▸ **DATASET ENTRIES**
■ ■ ■ ■

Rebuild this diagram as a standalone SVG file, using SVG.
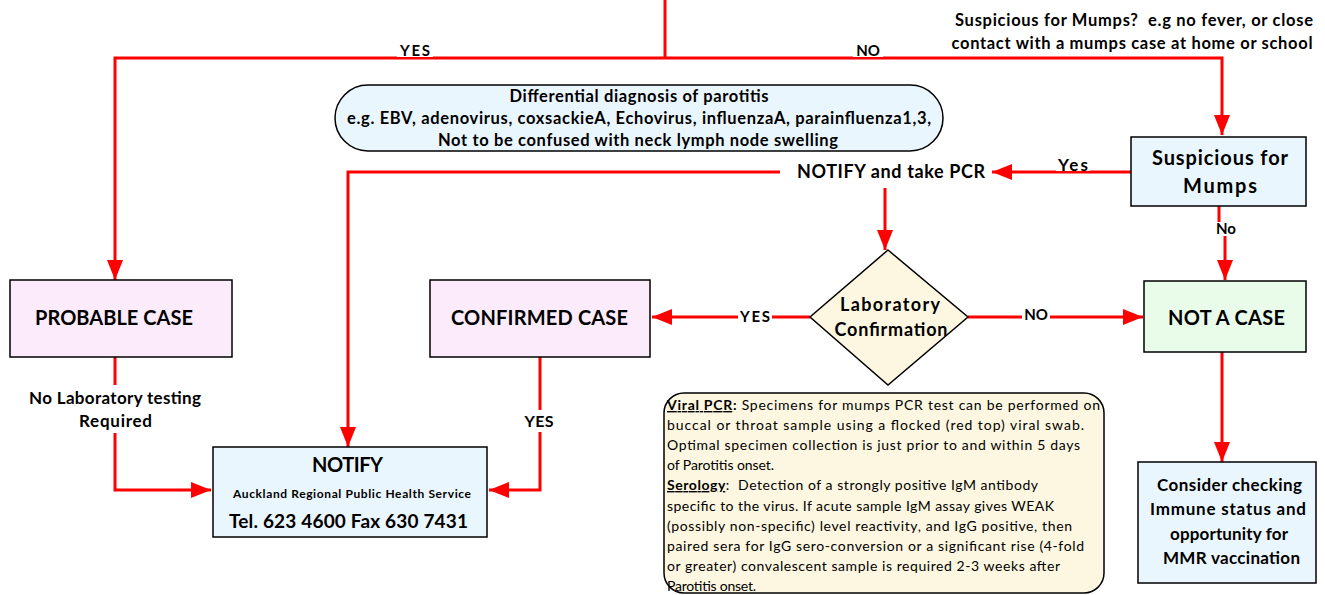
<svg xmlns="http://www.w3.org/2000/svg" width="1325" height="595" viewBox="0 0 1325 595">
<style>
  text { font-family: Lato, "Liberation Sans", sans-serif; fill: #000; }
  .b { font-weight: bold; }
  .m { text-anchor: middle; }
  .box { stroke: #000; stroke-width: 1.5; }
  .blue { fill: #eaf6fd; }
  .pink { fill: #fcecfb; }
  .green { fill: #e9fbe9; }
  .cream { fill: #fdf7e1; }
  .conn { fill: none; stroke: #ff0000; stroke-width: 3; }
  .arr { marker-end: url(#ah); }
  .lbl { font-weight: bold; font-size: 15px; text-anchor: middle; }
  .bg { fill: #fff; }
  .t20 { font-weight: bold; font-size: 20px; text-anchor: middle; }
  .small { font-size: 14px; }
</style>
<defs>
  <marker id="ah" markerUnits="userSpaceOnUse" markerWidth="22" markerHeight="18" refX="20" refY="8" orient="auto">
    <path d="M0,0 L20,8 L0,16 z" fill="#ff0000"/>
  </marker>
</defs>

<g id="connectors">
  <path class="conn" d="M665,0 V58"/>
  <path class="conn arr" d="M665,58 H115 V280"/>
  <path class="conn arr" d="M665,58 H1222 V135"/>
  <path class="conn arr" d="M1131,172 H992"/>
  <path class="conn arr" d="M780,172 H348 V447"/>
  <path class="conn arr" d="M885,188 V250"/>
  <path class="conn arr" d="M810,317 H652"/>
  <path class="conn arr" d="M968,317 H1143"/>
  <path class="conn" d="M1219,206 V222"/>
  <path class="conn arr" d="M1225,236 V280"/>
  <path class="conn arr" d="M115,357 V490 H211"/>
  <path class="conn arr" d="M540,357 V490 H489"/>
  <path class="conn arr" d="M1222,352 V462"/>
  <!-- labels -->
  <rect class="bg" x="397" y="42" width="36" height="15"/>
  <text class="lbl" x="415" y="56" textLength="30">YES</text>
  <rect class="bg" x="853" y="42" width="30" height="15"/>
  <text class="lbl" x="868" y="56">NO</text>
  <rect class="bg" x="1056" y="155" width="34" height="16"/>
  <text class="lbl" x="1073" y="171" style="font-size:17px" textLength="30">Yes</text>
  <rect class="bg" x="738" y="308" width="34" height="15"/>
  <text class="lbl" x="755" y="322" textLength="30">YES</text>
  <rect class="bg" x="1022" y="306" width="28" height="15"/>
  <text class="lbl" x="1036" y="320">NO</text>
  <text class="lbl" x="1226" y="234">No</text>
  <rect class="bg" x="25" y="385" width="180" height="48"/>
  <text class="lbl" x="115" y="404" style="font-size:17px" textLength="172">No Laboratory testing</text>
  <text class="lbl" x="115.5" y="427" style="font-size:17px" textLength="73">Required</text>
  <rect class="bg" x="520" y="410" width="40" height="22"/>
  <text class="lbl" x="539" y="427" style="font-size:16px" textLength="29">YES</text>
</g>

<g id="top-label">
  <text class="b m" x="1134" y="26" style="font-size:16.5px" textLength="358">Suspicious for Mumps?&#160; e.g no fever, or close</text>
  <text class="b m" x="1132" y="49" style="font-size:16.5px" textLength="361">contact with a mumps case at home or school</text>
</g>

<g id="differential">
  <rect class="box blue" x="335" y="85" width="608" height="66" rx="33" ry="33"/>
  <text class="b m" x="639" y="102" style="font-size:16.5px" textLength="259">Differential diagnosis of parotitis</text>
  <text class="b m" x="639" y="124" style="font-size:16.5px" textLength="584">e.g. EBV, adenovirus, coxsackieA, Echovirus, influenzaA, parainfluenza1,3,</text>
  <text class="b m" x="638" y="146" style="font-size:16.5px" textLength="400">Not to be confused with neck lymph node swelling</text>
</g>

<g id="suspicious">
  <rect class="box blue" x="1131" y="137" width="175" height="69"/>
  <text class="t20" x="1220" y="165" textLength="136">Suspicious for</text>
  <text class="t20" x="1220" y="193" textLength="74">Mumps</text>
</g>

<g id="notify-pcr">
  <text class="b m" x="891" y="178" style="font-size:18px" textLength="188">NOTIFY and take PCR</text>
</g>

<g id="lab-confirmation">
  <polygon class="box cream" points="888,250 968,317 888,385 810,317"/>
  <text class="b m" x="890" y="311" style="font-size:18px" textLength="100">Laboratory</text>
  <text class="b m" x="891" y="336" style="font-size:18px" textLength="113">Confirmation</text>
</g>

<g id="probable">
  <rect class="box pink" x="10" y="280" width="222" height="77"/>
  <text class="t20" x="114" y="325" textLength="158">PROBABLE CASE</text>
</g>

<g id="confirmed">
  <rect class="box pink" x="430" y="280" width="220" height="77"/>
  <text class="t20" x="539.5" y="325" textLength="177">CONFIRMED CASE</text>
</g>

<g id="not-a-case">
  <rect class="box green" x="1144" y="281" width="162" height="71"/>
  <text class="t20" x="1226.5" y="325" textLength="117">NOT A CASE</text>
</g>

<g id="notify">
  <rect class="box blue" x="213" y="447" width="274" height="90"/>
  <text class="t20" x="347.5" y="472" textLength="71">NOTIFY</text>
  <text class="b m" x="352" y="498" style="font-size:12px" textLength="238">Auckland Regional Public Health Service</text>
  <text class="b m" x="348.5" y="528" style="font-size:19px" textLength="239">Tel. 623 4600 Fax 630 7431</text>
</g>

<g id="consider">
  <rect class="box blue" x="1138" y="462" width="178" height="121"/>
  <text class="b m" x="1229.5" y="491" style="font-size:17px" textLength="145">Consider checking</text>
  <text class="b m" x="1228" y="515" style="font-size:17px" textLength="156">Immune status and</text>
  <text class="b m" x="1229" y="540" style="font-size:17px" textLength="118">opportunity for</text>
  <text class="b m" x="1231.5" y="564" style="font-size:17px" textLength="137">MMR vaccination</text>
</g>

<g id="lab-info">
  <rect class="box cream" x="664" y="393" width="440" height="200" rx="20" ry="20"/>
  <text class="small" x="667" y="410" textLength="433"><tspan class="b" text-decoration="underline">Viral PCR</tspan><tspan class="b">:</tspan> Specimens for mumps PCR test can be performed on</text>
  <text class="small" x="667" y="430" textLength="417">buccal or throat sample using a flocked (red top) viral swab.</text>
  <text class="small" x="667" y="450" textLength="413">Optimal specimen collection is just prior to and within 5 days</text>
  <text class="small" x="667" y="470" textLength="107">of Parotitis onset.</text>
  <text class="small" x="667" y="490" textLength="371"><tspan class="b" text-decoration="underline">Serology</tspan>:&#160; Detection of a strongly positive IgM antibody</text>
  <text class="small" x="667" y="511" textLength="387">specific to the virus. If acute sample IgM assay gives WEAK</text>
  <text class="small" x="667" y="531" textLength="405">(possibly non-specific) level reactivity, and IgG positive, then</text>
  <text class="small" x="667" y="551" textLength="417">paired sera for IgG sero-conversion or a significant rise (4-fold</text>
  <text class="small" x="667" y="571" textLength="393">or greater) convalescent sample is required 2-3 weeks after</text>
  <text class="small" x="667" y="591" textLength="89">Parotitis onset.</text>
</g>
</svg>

■ ■ ■ ■

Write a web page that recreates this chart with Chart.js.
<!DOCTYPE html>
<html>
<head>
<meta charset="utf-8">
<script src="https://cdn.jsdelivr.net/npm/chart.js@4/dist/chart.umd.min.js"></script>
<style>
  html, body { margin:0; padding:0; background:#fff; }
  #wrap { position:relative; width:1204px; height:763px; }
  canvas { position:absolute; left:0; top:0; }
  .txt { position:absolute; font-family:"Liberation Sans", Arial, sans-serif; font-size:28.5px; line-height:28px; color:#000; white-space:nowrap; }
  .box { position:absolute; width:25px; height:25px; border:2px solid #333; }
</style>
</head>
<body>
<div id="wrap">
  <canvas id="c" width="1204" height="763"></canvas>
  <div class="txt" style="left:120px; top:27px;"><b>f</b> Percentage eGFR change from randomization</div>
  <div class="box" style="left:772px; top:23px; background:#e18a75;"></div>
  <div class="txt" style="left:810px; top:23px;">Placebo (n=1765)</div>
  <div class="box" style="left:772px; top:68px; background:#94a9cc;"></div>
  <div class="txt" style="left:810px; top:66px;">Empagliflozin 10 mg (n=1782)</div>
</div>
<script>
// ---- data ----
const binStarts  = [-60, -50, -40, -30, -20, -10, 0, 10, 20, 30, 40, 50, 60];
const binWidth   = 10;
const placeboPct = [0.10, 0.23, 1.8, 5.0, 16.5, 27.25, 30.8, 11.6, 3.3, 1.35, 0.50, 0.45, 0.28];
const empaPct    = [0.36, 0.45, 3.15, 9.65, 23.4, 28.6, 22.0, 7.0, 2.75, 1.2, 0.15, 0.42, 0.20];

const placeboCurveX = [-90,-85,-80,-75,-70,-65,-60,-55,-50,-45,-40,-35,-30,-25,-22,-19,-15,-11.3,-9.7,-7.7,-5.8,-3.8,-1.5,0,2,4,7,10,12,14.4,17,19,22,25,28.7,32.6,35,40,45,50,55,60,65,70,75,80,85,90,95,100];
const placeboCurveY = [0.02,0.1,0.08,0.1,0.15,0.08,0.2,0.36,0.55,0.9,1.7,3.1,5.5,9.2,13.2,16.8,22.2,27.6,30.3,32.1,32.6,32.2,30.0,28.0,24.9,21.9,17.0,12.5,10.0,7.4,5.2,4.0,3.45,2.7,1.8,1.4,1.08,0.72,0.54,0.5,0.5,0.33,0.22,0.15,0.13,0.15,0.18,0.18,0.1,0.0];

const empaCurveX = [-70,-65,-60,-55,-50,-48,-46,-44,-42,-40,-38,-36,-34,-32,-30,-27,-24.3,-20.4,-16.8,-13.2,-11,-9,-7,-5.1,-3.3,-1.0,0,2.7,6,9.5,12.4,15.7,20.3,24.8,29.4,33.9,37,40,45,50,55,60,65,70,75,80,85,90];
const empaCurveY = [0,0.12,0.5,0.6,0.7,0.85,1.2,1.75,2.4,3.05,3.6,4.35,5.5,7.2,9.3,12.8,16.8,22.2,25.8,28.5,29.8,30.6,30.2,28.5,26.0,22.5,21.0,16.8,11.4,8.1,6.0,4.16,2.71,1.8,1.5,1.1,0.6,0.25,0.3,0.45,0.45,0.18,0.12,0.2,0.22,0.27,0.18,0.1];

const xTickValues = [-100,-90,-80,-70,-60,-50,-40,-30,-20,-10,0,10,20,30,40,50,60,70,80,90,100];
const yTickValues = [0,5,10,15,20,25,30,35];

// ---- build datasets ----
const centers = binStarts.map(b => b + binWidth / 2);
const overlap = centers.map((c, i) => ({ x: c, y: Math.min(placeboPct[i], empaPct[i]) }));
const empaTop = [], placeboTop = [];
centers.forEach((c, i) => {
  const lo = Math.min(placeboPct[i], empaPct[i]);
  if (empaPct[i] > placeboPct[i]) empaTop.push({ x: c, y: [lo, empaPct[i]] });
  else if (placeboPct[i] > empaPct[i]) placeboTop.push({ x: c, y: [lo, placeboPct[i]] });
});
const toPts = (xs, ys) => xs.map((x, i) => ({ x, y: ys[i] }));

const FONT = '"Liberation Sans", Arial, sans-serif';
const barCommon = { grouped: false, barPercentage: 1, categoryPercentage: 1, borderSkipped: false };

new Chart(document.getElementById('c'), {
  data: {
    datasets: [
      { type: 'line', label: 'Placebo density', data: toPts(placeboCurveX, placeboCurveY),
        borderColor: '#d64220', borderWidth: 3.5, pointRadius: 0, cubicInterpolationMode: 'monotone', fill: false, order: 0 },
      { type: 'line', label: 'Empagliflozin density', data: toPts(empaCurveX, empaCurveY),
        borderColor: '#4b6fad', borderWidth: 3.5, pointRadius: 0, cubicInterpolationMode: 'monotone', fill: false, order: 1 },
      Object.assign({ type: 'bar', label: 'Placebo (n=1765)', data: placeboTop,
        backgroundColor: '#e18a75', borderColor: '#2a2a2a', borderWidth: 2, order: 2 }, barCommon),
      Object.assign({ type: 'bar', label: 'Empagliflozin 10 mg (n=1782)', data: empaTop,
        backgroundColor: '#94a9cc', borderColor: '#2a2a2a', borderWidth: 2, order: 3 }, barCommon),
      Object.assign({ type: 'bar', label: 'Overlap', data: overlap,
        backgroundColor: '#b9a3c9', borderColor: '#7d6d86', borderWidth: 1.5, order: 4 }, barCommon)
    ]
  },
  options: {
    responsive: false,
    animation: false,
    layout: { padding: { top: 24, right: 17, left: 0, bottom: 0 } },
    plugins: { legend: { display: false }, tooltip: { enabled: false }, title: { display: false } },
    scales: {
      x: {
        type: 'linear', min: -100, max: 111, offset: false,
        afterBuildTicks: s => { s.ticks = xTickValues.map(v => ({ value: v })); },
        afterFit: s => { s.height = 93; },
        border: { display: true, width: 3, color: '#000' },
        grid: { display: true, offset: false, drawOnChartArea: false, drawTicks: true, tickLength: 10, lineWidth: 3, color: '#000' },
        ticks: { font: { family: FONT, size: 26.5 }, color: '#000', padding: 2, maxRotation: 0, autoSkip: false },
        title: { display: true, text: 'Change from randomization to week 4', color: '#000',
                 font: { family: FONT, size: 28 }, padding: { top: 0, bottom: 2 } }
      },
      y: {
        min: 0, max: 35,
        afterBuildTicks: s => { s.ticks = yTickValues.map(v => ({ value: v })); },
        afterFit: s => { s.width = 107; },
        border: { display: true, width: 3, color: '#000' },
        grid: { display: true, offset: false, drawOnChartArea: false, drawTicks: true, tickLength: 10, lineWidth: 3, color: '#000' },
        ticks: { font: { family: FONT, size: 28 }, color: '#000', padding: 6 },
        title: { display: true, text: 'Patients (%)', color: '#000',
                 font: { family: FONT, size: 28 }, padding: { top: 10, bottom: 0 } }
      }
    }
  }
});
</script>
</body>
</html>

■ ■ ■ ■

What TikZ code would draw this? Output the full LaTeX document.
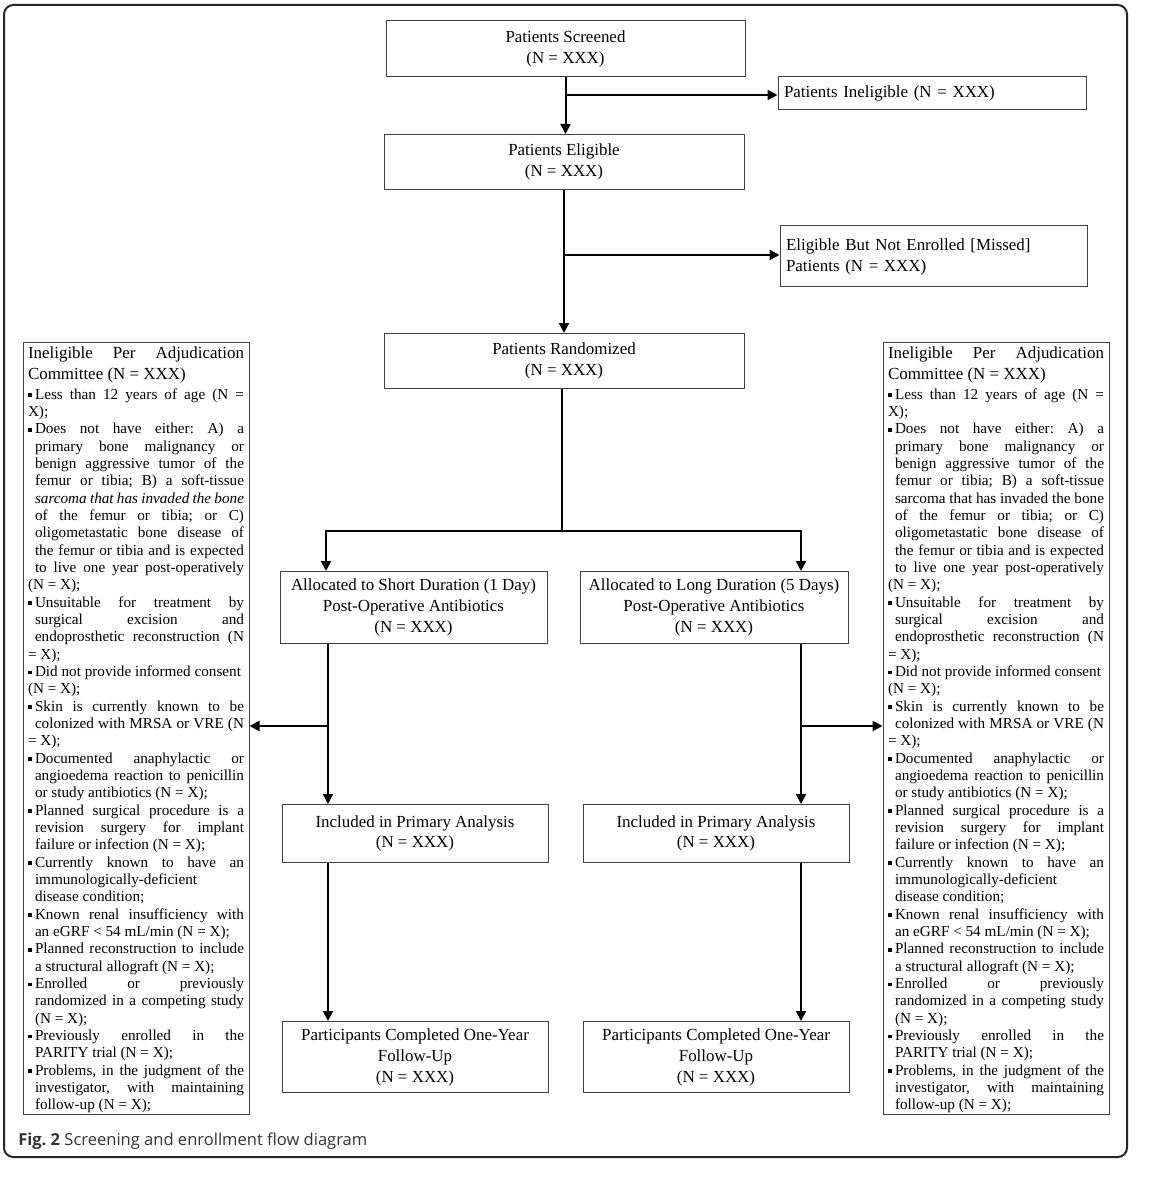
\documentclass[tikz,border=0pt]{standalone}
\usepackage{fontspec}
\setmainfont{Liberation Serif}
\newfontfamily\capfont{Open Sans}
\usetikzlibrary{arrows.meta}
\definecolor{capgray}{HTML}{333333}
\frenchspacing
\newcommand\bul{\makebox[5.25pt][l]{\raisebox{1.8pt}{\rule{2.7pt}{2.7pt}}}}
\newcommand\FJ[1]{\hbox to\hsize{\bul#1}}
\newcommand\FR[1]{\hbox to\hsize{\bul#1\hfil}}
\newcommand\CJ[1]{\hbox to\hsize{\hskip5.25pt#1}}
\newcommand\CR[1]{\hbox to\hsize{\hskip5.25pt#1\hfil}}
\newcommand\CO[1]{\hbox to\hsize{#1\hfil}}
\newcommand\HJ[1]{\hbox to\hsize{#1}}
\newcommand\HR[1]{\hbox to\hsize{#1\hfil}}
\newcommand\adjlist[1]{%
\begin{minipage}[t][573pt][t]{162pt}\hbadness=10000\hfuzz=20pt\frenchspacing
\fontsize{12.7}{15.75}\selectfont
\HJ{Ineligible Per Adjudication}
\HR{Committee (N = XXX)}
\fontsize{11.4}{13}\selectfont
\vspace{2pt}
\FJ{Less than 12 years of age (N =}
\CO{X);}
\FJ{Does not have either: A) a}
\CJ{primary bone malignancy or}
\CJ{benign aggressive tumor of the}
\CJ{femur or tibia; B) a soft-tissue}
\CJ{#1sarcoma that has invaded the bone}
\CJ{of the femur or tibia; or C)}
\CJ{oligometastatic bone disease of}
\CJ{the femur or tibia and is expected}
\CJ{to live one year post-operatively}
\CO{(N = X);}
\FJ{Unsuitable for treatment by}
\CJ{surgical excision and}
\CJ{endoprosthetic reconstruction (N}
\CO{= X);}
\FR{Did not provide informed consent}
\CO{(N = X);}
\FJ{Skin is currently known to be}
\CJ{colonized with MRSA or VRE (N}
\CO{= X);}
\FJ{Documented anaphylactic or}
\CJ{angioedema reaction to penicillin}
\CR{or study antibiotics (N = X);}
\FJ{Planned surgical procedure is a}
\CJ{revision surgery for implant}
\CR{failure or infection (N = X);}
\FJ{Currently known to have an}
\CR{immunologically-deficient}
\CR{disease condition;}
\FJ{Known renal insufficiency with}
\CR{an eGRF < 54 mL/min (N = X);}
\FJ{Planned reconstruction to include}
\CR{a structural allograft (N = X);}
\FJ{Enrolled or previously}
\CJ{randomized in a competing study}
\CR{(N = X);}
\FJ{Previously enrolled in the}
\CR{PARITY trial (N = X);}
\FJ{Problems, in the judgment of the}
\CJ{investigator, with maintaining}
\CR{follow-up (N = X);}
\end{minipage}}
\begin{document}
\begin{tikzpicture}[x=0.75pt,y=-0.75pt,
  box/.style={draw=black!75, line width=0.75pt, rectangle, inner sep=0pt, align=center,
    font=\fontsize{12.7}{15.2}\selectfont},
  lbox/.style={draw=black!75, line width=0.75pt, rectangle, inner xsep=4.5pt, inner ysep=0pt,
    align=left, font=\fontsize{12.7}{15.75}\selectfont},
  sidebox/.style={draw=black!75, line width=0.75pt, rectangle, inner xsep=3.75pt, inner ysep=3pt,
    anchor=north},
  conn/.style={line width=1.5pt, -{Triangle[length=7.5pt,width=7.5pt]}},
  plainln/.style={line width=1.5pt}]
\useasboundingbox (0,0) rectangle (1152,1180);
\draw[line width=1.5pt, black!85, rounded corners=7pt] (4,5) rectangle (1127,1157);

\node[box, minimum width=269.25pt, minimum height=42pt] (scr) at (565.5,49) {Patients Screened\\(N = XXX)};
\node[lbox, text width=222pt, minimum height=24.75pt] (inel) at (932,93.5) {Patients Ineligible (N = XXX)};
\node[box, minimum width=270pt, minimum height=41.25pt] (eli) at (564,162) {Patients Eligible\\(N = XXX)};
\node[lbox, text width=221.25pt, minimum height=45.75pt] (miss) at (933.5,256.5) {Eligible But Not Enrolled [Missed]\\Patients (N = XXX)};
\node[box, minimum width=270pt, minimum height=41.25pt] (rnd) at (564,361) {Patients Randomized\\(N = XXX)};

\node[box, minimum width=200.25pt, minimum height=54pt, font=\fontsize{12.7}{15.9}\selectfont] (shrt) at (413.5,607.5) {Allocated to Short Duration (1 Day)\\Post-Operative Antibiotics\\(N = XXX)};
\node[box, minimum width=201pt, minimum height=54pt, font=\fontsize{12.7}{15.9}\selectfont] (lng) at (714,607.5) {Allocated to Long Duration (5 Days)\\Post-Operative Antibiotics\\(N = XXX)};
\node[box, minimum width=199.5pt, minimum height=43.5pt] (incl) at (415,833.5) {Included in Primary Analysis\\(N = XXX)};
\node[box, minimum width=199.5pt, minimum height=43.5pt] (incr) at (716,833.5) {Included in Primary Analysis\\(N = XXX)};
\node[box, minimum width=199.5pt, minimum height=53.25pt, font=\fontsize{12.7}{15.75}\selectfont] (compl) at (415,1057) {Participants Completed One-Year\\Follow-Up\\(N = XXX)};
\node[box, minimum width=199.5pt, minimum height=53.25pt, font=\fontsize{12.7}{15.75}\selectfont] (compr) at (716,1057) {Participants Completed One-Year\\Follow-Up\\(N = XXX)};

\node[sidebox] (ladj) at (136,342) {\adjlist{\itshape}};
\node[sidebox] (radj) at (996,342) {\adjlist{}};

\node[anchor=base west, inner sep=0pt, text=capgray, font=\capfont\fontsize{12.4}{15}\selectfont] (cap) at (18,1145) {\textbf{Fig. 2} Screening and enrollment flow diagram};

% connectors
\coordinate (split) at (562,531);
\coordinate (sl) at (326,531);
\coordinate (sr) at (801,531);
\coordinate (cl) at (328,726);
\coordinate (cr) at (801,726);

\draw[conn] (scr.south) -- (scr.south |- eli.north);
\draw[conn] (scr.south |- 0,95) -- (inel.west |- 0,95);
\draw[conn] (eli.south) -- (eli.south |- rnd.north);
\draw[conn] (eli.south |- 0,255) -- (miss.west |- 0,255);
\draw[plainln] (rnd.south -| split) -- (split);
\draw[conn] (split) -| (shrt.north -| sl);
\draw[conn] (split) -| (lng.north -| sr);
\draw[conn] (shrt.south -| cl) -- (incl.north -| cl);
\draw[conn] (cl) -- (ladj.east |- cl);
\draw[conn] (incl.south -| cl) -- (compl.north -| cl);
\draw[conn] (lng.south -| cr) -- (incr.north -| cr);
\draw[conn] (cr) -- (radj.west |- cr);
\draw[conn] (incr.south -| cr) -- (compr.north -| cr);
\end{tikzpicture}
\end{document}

■ ■ ■ ■

▸ **EXERCISE AIM**
From the entries, report each line that includes the word "diagram".

▸ **TASK SOLUTION**
Rebuild this diagram as a standalone SVG file, using SVG.
\node[anchor=base west, inner sep=0pt, text=capgray, font=\capfont\fontsize{12.4}{15}\selectfont] (cap) at (18,1145) {\textbf{Fig. 2} Screening and enrollment flow diagram};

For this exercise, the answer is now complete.